───── Excerpted records

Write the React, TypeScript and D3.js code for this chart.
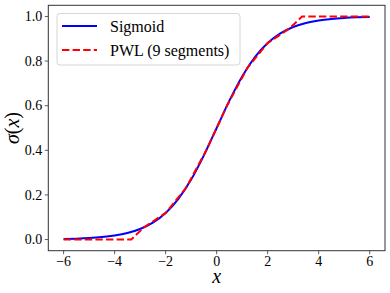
import React from "react";
import * as d3 from "d3";

// sigmoid samples
const sigX = [-6, -5.5, -5, -4.5, -4, -3.5, -3, -2.5, -2, -1.5, -1, -0.5, 0, 0.5, 1, 1.5, 2, 2.5, 3, 3.5, 4, 4.5, 5, 5.5, 6];
const sigY = [0.0025, 0.0041, 0.0067, 0.011, 0.018, 0.0293, 0.0474, 0.0759, 0.1192, 0.1824, 0.2689, 0.3775, 0.5, 0.6225, 0.7311, 0.8176, 0.8808, 0.9241, 0.9526, 0.9707, 0.982, 0.989, 0.9933, 0.9959, 0.9975];

// piecewise linear breakpoints
const pwlX = [-6, -3.35, -2.85, -2, -1.2, -0.4, 0.4, 1.2, 2, 2.85, 3.35, 6];
const pwlY = [0, 0, 0.0547, 0.1192, 0.2315, 0.4013, 0.5987, 0.7685, 0.8808, 0.9453, 1, 1];

const xTicks = [-6, -4, -2, 0, 2, 4, 6];
const yTicks = [0, 0.2, 0.4, 0.6, 0.8, 1.0];

const W = 390;
const H = 293;
const m = { left: 48.3, right: 5, top: 5.3, bottom: 42.3 };
const font = "'Liberation Serif', 'Times New Roman', serif";

export default function App() {
  const x = d3.scaleLinear().domain([-6.6, 6.6]).range([m.left, W - m.right]);
  const y = d3.scaleLinear().domain([-0.05, 1.05]).range([H - m.bottom, m.top]);

  const sigLine = d3.line<number>()
    .x((_, i) => x(sigX[i]))
    .y(d => y(d))
    .curve(d3.curveMonotoneX);
  const pwlLine = d3.line<number>()
    .x((_, i) => x(pwlX[i]))
    .y(d => y(d));

  const x0 = m.left, x1 = W - m.right, y0 = m.top, y1 = H - m.bottom;

  return (
    <svg width={W} height={H} style={{ position: "absolute", left: 0, top: 0, background: "#fff" }}>
      <path d={sigLine(sigY) as string} fill="none" stroke="#0000ff" strokeWidth={2} />
      <path d={pwlLine(pwlY) as string} fill="none" stroke="#ff0000" strokeWidth={2} strokeDasharray="7.4,3.2" />

      {/* 축 */}
      <rect x={x0} y={y0} width={x1 - x0} height={y1 - y0} fill="none" stroke="#333" strokeWidth={1} />
      {xTicks.map(t => (
        <g key={t}>
          <line x1={x(t)} x2={x(t)} y1={y1} y2={y1 + 3.5} stroke="#333" strokeWidth={0.8} />
          <text x={x(t)} y={y1 + 15} textAnchor="middle" fontFamily={font} fontSize={14} fill="#000">
            {t < 0 ? "\u2212" + Math.abs(t) : String(t)}
          </text>
        </g>
      ))}
      {yTicks.map(t => (
        <g key={t}>
          <line x1={x0 - 3.5} x2={x0} y1={y(t)} y2={y(t)} stroke="#333" strokeWidth={0.8} />
          <text x={x0 - 6} y={y(t) + 4.8} textAnchor="end" fontFamily={font} fontSize={14} fill="#000">
            {t.toFixed(1)}
          </text>
        </g>
      ))}

      <text x={(x0 + x1) / 2} y={283} textAnchor="middle" fontFamily={font} fontStyle="italic" fontSize={20}>x</text>
      <text transform={`translate(18.5, ${(y0 + y1) / 2}) rotate(-90)`} textAnchor="middle" fontFamily={font} fontSize={20}>
        <tspan fontStyle="italic">σ</tspan>(<tspan fontStyle="italic">x</tspan>)
      </text>

      {/* 범례 */}
      <rect x={57} y={13.5} width={183} height={51.5} rx={3} fill="#fff" fillOpacity={0.8} stroke="#ccc" strokeWidth={0.8} />
      <line x1={62} x2={97} y1={26} y2={26} stroke="#0000ff" strokeWidth={2} />
      <text x={110} y={31.5} fontFamily={font} fontSize={16}>Sigmoid</text>
      <line x1={62} x2={97} y1={50} y2={50} stroke="#ff0000" strokeWidth={2} strokeDasharray="7.4,3.2" />
      <text x={110} y={55.5} fontFamily={font} fontSize={16}>PWL (9 segments)</text>
    </svg>
  );
}
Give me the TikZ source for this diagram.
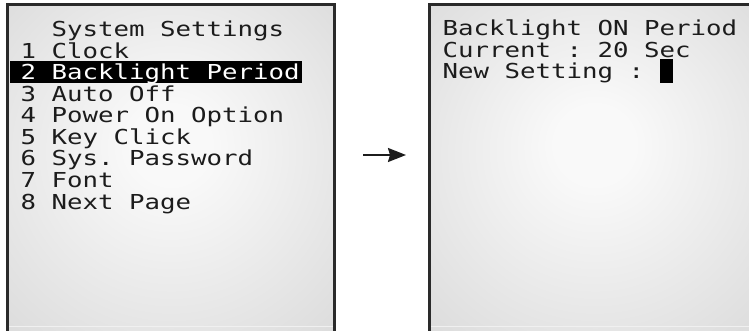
\documentclass[tikz,border=0pt]{standalone}
\usepackage{fontspec}
\newfontfamily\lcdfont{DejaVu Sans Mono}[FakeStretch=1.25]
\usetikzlibrary{arrows.meta}
\definecolor{lcdc}{HTML}{F9F9F9}
\definecolor{lcde}{HTML}{CFCFCF}
\definecolor{lcdtxt}{HTML}{1C1C1C}
\definecolor{lcdborder}{HTML}{2A2A2A}
\pgfdeclareradialshading{lcdbg}{\pgfpoint{0bp}{4bp}}{color(0bp)=(lcdc); color(6bp)=(lcdc); color(50bp)=(lcde)}
\begin{document}
\begin{tikzpicture}[x=1pt,y=-1pt,
  lcdtext/.style={anchor=base west, inner sep=0pt, text=lcdtxt,
    font=\lcdfont\fontsize{20.6}{21.5}\selectfont\frenchspacing},
  frame/.style={draw=lcdborder, line width=3pt},
  bottomline/.style={draw=white!94!black, line width=1pt},
  arrowline/.style={draw=lcdtxt, line width=2pt, -{Stealth[length=18pt,width=14pt,inset=2pt]}}]
\useasboundingbox (0,0) rectangle (749,331);
% screens background
\fill[white] (0,0) rectangle (749,331);
\shade[shading=lcdbg] (7,4.5) rectangle (334.5,331);
\shade[shading=lcdbg] (429.5,4.5) rectangle (760,331);
\draw[bottomline] (8.5,326) -- (333,326);
\draw[bottomline] (431,326) -- (749,326);
% frames
\draw[frame] (7,333) -- (7,4.5) -- (334.5,4.5) -- (334.5,333);
\draw[frame] (429.5,333) -- (429.5,4.5) -- (752,4.5);
% highlight bar
\fill[black] (10,61) rectangle (302,83);
% left screen text
\node[lcdtext] (l0) at (51.5,37) {System Settings};
\node[lcdtext] (l1) at (20.5,58.5) {1 Clock};
\node[lcdtext, text=white] (l2) at (20.5,80) {2 Backlight Period};
\node[lcdtext] (l3) at (20.5,101.5) {3 Auto Off};
\node[lcdtext] (l4) at (20.5,123) {4 Power On Option};
\node[lcdtext] (l5) at (20.5,144.5) {5 Key Click};
\node[lcdtext] (l6) at (20.5,166) {6 Sys. Password};
\node[lcdtext] (l7) at (20.5,187.5) {7 Font};
\node[lcdtext] (l8) at (20.5,209) {8 Next Page};
% right screen text
\node[lcdtext] (r1) at (442.5,36) {Backlight ON Period};
\node[lcdtext] (r2) at (442.5,57.5) {Current : 20 Sec};
\node[lcdtext] (r3) at (442.5,79) {New Setting :};
\fill[black] (660,59) rectangle (673,83);
% arrow
\coordinate (a1) at (363,155);
\coordinate (a2) at (406,155);
\draw[arrowline] (a1) -- (a2);
\end{tikzpicture}
\end{document}
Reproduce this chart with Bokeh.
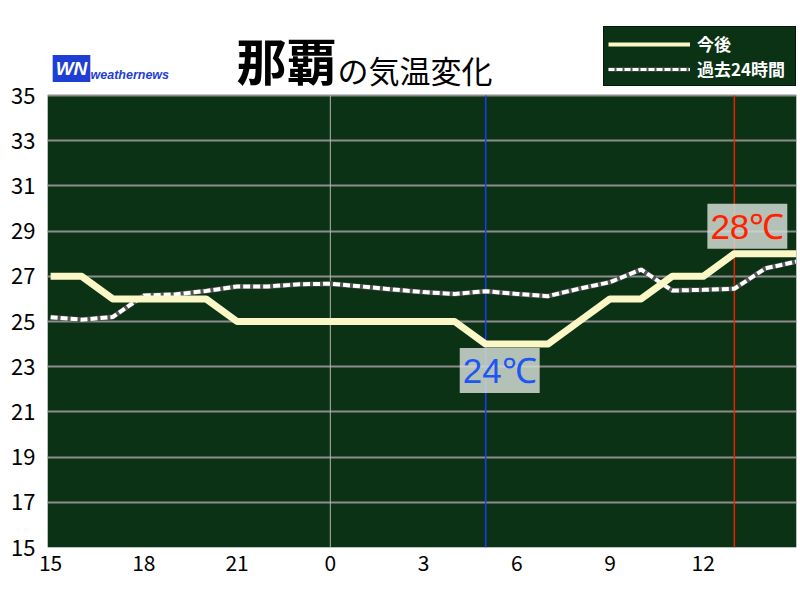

──────────

Your instructions —
Leave out the pictures, then repeat the listing above exactly from its first line to the line with "import * as", inclusive.

Written answer —
Write the React, TypeScript and D3.js code for this chart.
import React from "react";
import * as d3 from "d3";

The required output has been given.